Work to complete - Skipping all pictures, set down the lines of the listing from the first through the one with "0.05908, 0.06072, 0.06200];".

Provided data -
"""

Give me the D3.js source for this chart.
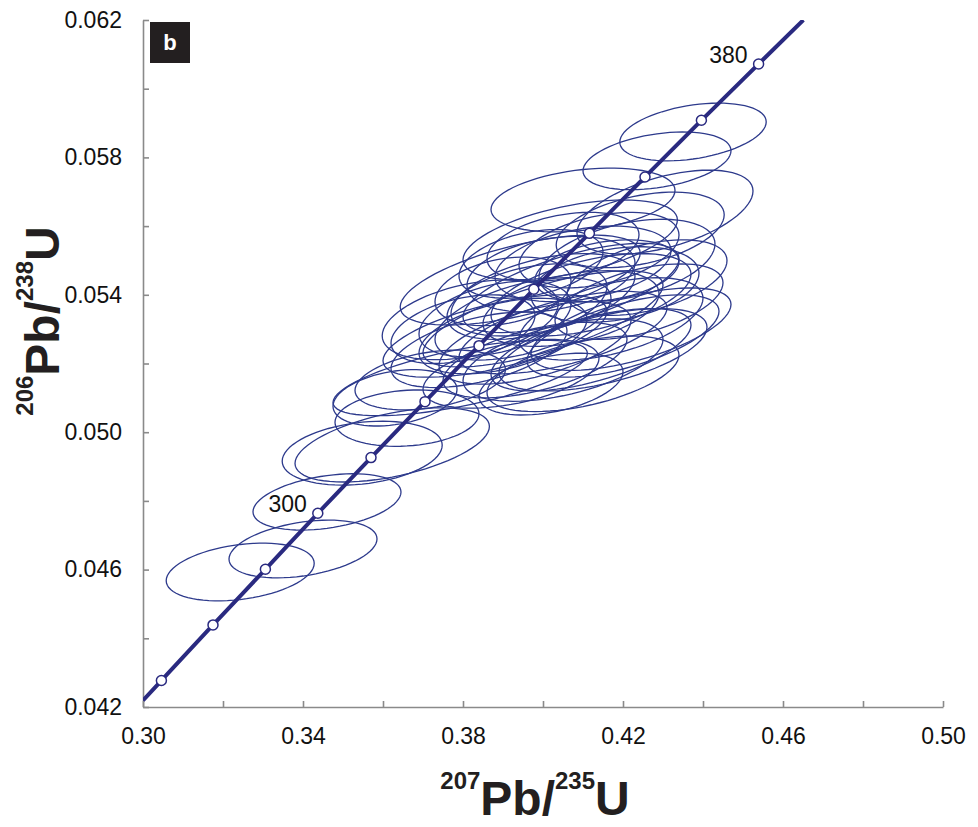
<!DOCTYPE html>
<html>
<head>
<meta charset="utf-8">
<script src="https://cdn.jsdelivr.net/npm/d3@7"></script>
<style>
  html, body { margin: 0; padding: 0; background: #fff; }
  svg { display: block; }
  .tick text { font-family: "Liberation Sans", Arial, Helvetica, sans-serif; font-size: 23px; fill: #111; }
  .axis path, .axis line { stroke: #8a8a8a; stroke-width: 1.6; }
  .ellipse { fill: none; stroke: #2d3a8c; stroke-width: 1.3; }
  .concordia { fill: none; stroke: #2a2a80; stroke-width: 4; }
  .age-dot { fill: #fff; stroke: #2a2a80; stroke-width: 1.5; }
  .age-label { font-family: "Liberation Sans", Arial, sans-serif; font-size: 23px; fill: #111; }
  .title { font-family: "Liberation Sans", Arial, Helvetica, sans-serif; font-weight: bold; fill: #231f20; }
</style>
</head>
<body>
<svg id="chart" width="978" height="827"></svg>
<script>
// axis ticks
const xTicks = [0.30, 0.32, 0.34, 0.36, 0.38, 0.40, 0.42, 0.44, 0.46, 0.48, 0.50];
const xLabels = [0.30, 0.34, 0.38, 0.42, 0.46, 0.50];
const yTicks = [0.042, 0.044, 0.046, 0.048, 0.050, 0.052, 0.054, 0.056, 0.058, 0.060, 0.062];
const yLabels = [0.042, 0.046, 0.050, 0.054, 0.058, 0.062];

// concordia curve vertices (207Pb/235U, 206Pb/238U)
const curveX = [0.3000, 0.3046, 0.3175, 0.3306, 0.3437, 0.3570, 0.3705, 0.3840, 0.3977, 0.4116, 0.4255, 0.4396, 0.4539, 0.4651];
const curveY = [0.04219, 0.04277, 0.04439, 0.04601, 0.04764, 0.04926, 0.05089, 0.05252, 0.05416, 0.05579, 0.05743, 0.05908, 0.06072, 0.06200];

// age markers on the concordia (Ma)
const markerAges = [270, 280, 290, 300, 310, 320, 330, 340, 350, 360, 370, 380];
const markerX = [0.3046, 0.3175, 0.3306, 0.3437, 0.3570, 0.3705, 0.3840, 0.3977, 0.4116, 0.4255, 0.4396, 0.4539];
const markerY = [0.04277, 0.04439, 0.04601, 0.04764, 0.04926, 0.05089, 0.05252, 0.05416, 0.05579, 0.05743, 0.05908, 0.06072];
const labelledAges = [300, 380];

// error ellipses: centre, half-width in x and y, correlation
const ellX = [0.3243, 0.3400, 0.3460, 0.3548, 0.3623, 0.3660, 0.3630, 0.3718,
  0.4375, 0.4285, 0.4100, 0.4305, 0.4243, 0.4068, 0.3943, 0.3818, 0.3793,
  0.395, 0.400, 0.407, 0.412, 0.390, 0.384, 0.398, 0.405, 0.417, 0.418,
  0.424, 0.396, 0.388, 0.402, 0.410, 0.398, 0.412, 0.380, 0.426, 0.414,
  0.405, 0.397, 0.420, 0.392, 0.407, 0.400, 0.416, 0.390, 0.421, 0.402,
  0.405, 0.415, 0.388, 0.422, 0.410];
const ellY = [0.04593, 0.04660, 0.04797, 0.04939, 0.04963, 0.05041, 0.05100, 0.05152,
  0.05874, 0.05790, 0.05676, 0.05641, 0.05589, 0.05560, 0.05443, 0.05327, 0.05158,
  0.0533, 0.0540, 0.0536, 0.0540, 0.0528, 0.0524, 0.0526, 0.0529, 0.0533, 0.0543,
  0.0538, 0.0538, 0.0533, 0.0546, 0.0549, 0.0521, 0.0524, 0.0530, 0.0545, 0.0553,
  0.0554, 0.0549, 0.0528, 0.0517, 0.0542, 0.0533, 0.0547, 0.0541, 0.0550, 0.0514,
  0.0521, 0.0524, 0.0528, 0.0530, 0.0517];
const ellSx = [0.0185, 0.0185, 0.0185, 0.0200, 0.0243, 0.0180, 0.0155, 0.0188,
  0.0183, 0.0185, 0.0230, 0.0220, 0.0210, 0.0268, 0.0300, 0.0220, 0.0318,
  0.022, 0.023, 0.022, 0.025, 0.021, 0.022, 0.024, 0.026, 0.023, 0.021,
  0.021, 0.020, 0.019, 0.021, 0.022, 0.023, 0.025, 0.018, 0.020, 0.020,
  0.019, 0.018, 0.024, 0.022, 0.027, 0.030, 0.018, 0.017, 0.022, 0.018,
  0.025, 0.026, 0.028, 0.025, 0.024];
const ellSy = [0.00084, 0.00084, 0.00082, 0.00093, 0.00108, 0.00082, 0.00082, 0.00087,
  0.00084, 0.00084, 0.00093, 0.00122, 0.00110, 0.00116, 0.00131, 0.00116, 0.00110,
  0.0012, 0.0012, 0.0011, 0.0012, 0.0011, 0.0011, 0.0012, 0.0012, 0.0012, 0.0011,
  0.0011, 0.0011, 0.0011, 0.0011, 0.0011, 0.0011, 0.0012, 0.0010, 0.0011, 0.0011,
  0.0010, 0.0010, 0.0012, 0.0010, 0.0013, 0.0014, 0.0009, 0.0010, 0.0012, 0.0009,
  0.0012, 0.0012, 0.0012, 0.0012, 0.0011];
const ellRho = [0.30, 0.35, 0.35, 0.25, 0.50, 0.15, 0.30, 0.35,
  0.35, 0.35, 0.30, 0.50, 0.40, 0.50, 0.60, 0.40, 0.65,
  0.50, 0.45, 0.40, 0.50, 0.45, 0.50, 0.55, 0.60, 0.50, 0.30,
  0.50, 0.40, 0.40, 0.30, 0.35, 0.55, 0.60, 0.40, 0.45, 0.40,
  0.35, 0.35, 0.60, 0.45, 0.65, 0.70, 0.30, 0.30, 0.40, 0.40,
  0.50, 0.55, 0.60, 0.60, 0.50];

const svg = d3.select("#chart");

const x = d3.scaleLinear().domain([0.30, 0.50]).range([143, 943]);
const y = d3.scaleLinear().domain([0.042, 0.062]).range([707, 20]);

svg.append("defs").append("clipPath").attr("id", "plot-clip")
  .append("rect")
  .attr("x", x(0.30)).attr("y", y(0.062))
  .attr("width", x(0.50) - x(0.30)).attr("height", y(0.042) - y(0.062));

// axes
const xAxis = d3.axisBottom(x)
  .tickValues(xTicks)
  .tickSize(-6)
  .tickSizeOuter(0)
  .tickPadding(21)
  .tickFormat((d) => xLabels.some((v) => Math.abs(v - d) < 1e-9) ? d3.format(".2f")(d) : "");

svg.append("g")
  .attr("class", "axis")
  .attr("transform", `translate(0,${y(0.042)})`)
  .call(xAxis);

const yAxis = d3.axisLeft(y)
  .tickValues(yTicks)
  .tickSize(-6)
  .tickSizeOuter(0)
  .tickPadding(21)
  .tickFormat((d) => yLabels.some((v) => Math.abs(v - d) < 1e-9) ? d3.format(".3f")(d) : "");

svg.append("g")
  .attr("class", "axis")
  .attr("transform", `translate(${x(0.30)},0)`)
  .call(yAxis);

// error ellipses
const ellipseLine = d3.line().curve(d3.curveLinearClosed);
const steps = d3.range(0, 72).map((i) => (i / 72) * 2 * Math.PI);

const ellipses = ellX.map((cx, i) => ({ cx, cy: ellY[i], sx: ellSx[i], sy: ellSy[i], rho: ellRho[i] }));

const plot = svg.append("g").attr("clip-path", "url(#plot-clip)");

plot.selectAll("path.ellipse")
  .data(ellipses)
  .join("path")
  .attr("class", "ellipse")
  .attr("d", (e) => {
    const k = Math.sqrt(1 - e.rho * e.rho);
    return ellipseLine(steps.map((t) => [
      x(e.cx + e.sx * Math.cos(t)),
      y(e.cy + e.sy * (e.rho * Math.cos(t) + k * Math.sin(t)))
    ]));
  });

// concordia
const concordiaLine = d3.line()
  .x((d) => x(d[0]))
  .y((d) => y(d[1]))
  .curve(d3.curveMonotoneX);

plot.append("path")
  .datum(curveX.map((v, i) => [v, curveY[i]]))
  .attr("class", "concordia")
  .attr("d", concordiaLine);

const markers = markerAges.map((age, i) => ({ age, x: markerX[i], y: markerY[i] }));

svg.selectAll("circle.age-dot")
  .data(markers)
  .join("circle")
  .attr("class", "age-dot")
  .attr("cx", (d) => x(d.x))
  .attr("cy", (d) => y(d.y))
  .attr("r", 5);

svg.selectAll("text.age-label")
  .data(markers.filter((d) => labelledAges.includes(d.age)))
  .join("text")
  .attr("class", "age-label")
  .attr("x", (d) => x(d.x) - 11)
  .attr("y", (d) => y(d.y) - 1)
  .attr("text-anchor", "end")
  .text((d) => d.age);

// panel label
svg.append("rect").attr("x", 150).attr("y", 22).attr("width", 40).attr("height", 41).attr("fill", "#231f20");
svg.append("text")
  .attr("x", 170).attr("y", 50)
  .attr("text-anchor", "middle")
  .attr("font-family", "Liberation Sans, Arial, sans-serif")
  .attr("font-weight", "bold")
  .attr("font-size", 22)
  .attr("fill", "#fff")
  .text("b");

// axis titles
function isotopeTitle(g, mass1, el1, mass2, el2) {
  const t = g.append("text").attr("class", "title");
  t.append("tspan").attr("font-size", 24).attr("dy", -26).text(mass1);
  t.append("tspan").attr("font-size", 48).attr("dy", 26).text(el1 + "/");
  t.append("tspan").attr("font-size", 24).attr("dy", -26).text(mass2);
  t.append("tspan").attr("font-size", 48).attr("dy", 26).text(el2);
  return t;
}

const xTitle = isotopeTitle(svg.append("g").attr("transform", "translate(535,815)"), "207", "Pb", "235", "U");
xTitle.attr("text-anchor", "middle");

const yTitle = isotopeTitle(svg.append("g").attr("transform", "translate(59,321) rotate(-90)"), "206", "Pb", "238", "U");
yTitle.attr("text-anchor", "middle");
</script>
</body>
</html>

"""

The result -
Give me the D3.js source for this chart.
<!DOCTYPE html>
<html>
<head>
<meta charset="utf-8">
<script src="https://cdn.jsdelivr.net/npm/d3@7"></script>
<style>
  html, body { margin: 0; padding: 0; background: #fff; }
  svg { display: block; }
  .tick text { font-family: "Liberation Sans", Arial, Helvetica, sans-serif; font-size: 23px; fill: #111; }
  .axis path, .axis line { stroke: #8a8a8a; stroke-width: 1.6; }
  .ellipse { fill: none; stroke: #2d3a8c; stroke-width: 1.3; }
  .concordia { fill: none; stroke: #2a2a80; stroke-width: 4; }
  .age-dot { fill: #fff; stroke: #2a2a80; stroke-width: 1.5; }
  .age-label { font-family: "Liberation Sans", Arial, sans-serif; font-size: 23px; fill: #111; }
  .title { font-family: "Liberation Sans", Arial, Helvetica, sans-serif; font-weight: bold; fill: #231f20; }
</style>
</head>
<body>
<svg id="chart" width="978" height="827"></svg>
<script>
// axis ticks
const xTicks = [0.30, 0.32, 0.34, 0.36, 0.38, 0.40, 0.42, 0.44, 0.46, 0.48, 0.50];
const xLabels = [0.30, 0.34, 0.38, 0.42, 0.46, 0.50];
const yTicks = [0.042, 0.044, 0.046, 0.048, 0.050, 0.052, 0.054, 0.056, 0.058, 0.060, 0.062];
const yLabels = [0.042, 0.046, 0.050, 0.054, 0.058, 0.062];

// concordia curve vertices (207Pb/235U, 206Pb/238U)
const curveX = [0.3000, 0.3046, 0.3175, 0.3306, 0.3437, 0.3570, 0.3705, 0.3840, 0.3977, 0.4116, 0.4255, 0.4396, 0.4539, 0.4651];
const curveY = [0.04219, 0.04277, 0.04439, 0.04601, 0.04764, 0.04926, 0.05089, 0.05252, 0.05416, 0.05579, 0.05743, 0.05908, 0.06072, 0.06200];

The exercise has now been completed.